> **DIRECTION**
The answer should be a single number: how many lines of the entries below hold the word "this".

(Figure scripts)

>>>

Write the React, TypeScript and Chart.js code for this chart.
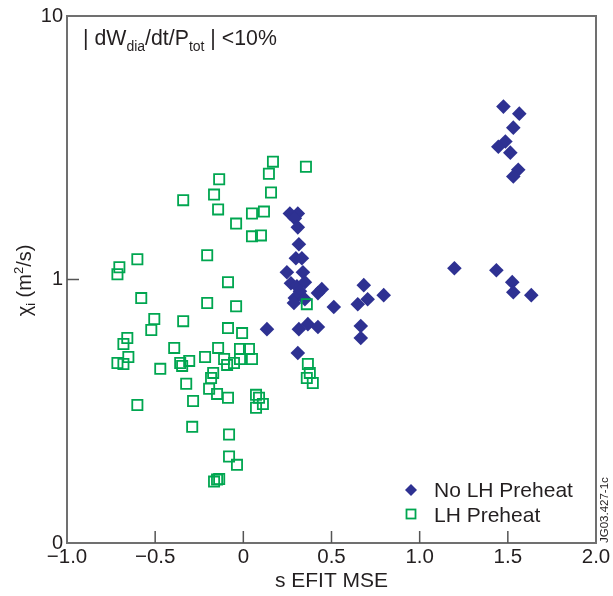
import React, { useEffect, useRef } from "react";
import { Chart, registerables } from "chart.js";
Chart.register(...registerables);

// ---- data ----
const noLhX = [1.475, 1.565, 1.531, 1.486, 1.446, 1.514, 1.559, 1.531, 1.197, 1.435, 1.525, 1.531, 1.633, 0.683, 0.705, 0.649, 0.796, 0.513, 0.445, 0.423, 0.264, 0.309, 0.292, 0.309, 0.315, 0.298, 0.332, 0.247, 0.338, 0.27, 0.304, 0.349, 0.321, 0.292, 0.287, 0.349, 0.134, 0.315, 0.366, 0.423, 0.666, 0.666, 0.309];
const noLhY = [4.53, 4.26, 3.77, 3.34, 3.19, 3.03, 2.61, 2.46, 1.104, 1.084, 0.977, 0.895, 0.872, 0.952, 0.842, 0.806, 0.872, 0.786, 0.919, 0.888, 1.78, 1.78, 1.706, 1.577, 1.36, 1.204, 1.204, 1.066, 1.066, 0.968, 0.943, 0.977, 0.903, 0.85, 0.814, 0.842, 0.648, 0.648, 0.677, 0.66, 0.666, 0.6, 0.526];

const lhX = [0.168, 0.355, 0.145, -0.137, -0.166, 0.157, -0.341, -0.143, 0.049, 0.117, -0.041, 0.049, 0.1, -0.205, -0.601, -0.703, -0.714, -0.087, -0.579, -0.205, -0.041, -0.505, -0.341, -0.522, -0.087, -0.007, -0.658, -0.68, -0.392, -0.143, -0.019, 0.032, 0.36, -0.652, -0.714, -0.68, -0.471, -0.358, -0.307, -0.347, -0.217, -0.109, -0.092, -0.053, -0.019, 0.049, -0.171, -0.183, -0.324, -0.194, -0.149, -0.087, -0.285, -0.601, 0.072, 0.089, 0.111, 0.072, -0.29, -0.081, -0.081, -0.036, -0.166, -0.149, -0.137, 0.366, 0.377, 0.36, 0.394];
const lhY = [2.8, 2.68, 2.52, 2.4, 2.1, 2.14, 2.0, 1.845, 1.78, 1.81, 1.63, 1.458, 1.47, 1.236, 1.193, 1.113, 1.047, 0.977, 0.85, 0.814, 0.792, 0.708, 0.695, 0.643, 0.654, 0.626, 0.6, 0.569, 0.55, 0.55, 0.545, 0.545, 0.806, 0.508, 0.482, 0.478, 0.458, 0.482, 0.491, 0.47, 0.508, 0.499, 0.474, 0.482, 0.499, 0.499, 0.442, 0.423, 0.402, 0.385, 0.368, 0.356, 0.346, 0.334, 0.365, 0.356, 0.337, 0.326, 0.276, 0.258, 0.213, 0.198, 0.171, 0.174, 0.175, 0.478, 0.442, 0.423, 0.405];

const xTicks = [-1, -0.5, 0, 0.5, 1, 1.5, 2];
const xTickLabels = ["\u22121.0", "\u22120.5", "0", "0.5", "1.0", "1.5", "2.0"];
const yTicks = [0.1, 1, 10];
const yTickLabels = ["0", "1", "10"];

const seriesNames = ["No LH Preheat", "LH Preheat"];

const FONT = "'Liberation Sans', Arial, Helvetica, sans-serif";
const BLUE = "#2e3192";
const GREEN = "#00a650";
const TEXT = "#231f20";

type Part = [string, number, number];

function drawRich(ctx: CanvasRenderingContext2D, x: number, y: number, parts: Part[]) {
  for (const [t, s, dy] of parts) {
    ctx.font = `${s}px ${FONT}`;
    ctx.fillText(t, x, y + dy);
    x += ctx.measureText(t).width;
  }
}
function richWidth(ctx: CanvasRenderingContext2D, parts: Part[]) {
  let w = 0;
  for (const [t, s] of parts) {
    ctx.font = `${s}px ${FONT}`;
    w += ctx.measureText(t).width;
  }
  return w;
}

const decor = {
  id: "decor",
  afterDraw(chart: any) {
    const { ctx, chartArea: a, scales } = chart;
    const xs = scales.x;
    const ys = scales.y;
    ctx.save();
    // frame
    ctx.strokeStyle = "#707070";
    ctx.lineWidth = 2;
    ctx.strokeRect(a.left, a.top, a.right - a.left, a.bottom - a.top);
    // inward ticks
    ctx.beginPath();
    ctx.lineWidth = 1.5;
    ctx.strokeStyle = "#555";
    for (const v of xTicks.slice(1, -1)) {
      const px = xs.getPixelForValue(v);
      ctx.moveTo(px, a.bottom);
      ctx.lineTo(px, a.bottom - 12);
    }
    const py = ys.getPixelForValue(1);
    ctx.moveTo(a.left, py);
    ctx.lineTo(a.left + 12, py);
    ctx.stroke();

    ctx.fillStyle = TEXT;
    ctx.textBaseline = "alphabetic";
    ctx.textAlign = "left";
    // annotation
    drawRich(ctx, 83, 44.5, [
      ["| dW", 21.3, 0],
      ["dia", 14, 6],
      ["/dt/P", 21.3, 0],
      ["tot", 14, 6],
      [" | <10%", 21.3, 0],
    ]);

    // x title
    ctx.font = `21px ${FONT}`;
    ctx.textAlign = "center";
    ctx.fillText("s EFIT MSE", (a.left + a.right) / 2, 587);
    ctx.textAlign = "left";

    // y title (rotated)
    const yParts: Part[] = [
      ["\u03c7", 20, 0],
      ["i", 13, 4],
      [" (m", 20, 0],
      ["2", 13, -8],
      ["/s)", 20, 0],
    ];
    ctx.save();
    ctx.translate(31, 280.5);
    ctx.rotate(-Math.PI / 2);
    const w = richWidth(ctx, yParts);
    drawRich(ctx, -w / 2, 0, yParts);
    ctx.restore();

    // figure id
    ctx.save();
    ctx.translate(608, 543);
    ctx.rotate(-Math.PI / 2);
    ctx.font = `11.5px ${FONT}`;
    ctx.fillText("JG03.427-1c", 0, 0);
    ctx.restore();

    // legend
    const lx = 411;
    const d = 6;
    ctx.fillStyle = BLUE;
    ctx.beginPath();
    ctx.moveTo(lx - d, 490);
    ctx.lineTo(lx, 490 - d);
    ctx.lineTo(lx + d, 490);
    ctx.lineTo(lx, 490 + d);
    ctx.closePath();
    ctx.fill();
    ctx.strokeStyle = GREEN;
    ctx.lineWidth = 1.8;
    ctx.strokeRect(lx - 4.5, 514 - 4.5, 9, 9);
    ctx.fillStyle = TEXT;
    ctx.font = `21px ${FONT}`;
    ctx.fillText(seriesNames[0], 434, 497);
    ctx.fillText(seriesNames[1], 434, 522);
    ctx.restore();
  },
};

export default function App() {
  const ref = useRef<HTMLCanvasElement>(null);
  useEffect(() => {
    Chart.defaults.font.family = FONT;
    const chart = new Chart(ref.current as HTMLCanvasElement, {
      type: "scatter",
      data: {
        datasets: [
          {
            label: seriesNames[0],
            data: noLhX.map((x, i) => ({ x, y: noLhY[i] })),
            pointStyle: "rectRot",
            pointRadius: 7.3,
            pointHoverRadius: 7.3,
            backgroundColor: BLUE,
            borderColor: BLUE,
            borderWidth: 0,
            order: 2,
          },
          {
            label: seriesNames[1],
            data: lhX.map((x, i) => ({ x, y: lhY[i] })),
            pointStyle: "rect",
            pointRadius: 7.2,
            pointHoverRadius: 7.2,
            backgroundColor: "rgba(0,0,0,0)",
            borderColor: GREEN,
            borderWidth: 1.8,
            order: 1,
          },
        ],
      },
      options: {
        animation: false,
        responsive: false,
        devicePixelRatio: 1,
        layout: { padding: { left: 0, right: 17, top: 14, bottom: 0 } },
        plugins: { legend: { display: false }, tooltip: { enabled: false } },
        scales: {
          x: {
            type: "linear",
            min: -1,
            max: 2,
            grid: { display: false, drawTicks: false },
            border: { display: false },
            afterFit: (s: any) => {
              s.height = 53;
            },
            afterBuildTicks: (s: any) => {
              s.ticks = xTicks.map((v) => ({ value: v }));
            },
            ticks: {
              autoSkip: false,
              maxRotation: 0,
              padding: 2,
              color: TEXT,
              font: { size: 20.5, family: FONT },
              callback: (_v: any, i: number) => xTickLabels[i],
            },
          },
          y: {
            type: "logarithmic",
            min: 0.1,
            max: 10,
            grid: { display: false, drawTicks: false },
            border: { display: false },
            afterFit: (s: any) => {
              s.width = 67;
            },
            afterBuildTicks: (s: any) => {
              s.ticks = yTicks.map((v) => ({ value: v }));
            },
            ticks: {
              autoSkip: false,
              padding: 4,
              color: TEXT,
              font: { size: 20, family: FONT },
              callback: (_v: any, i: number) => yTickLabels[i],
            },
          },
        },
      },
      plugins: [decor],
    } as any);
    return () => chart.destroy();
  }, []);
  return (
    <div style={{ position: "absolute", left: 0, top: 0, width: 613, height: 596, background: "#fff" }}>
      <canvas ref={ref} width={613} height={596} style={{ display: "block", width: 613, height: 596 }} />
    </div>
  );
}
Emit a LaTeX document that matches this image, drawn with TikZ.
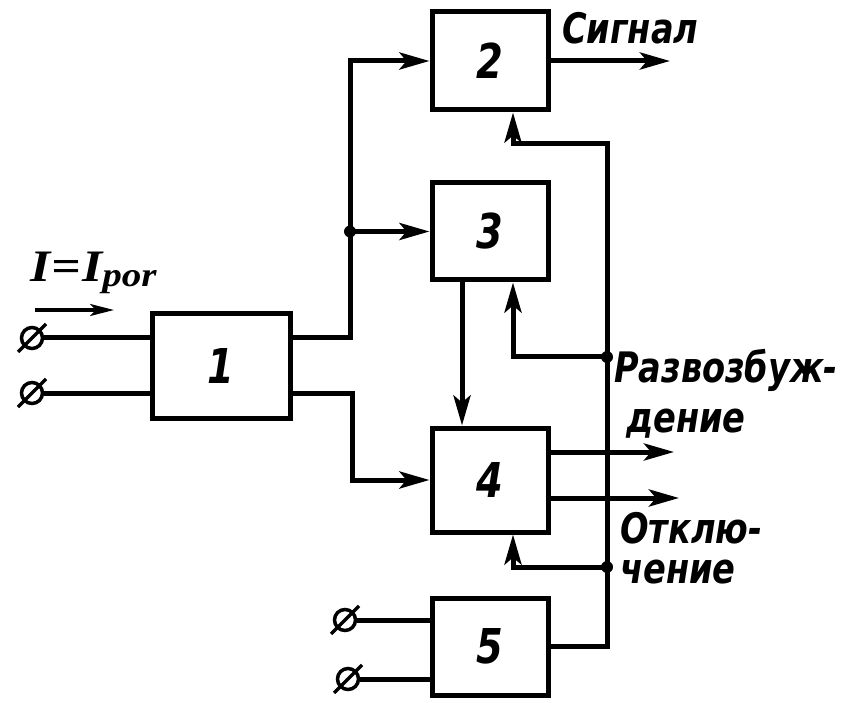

<<<

> **THE ANSWER**
2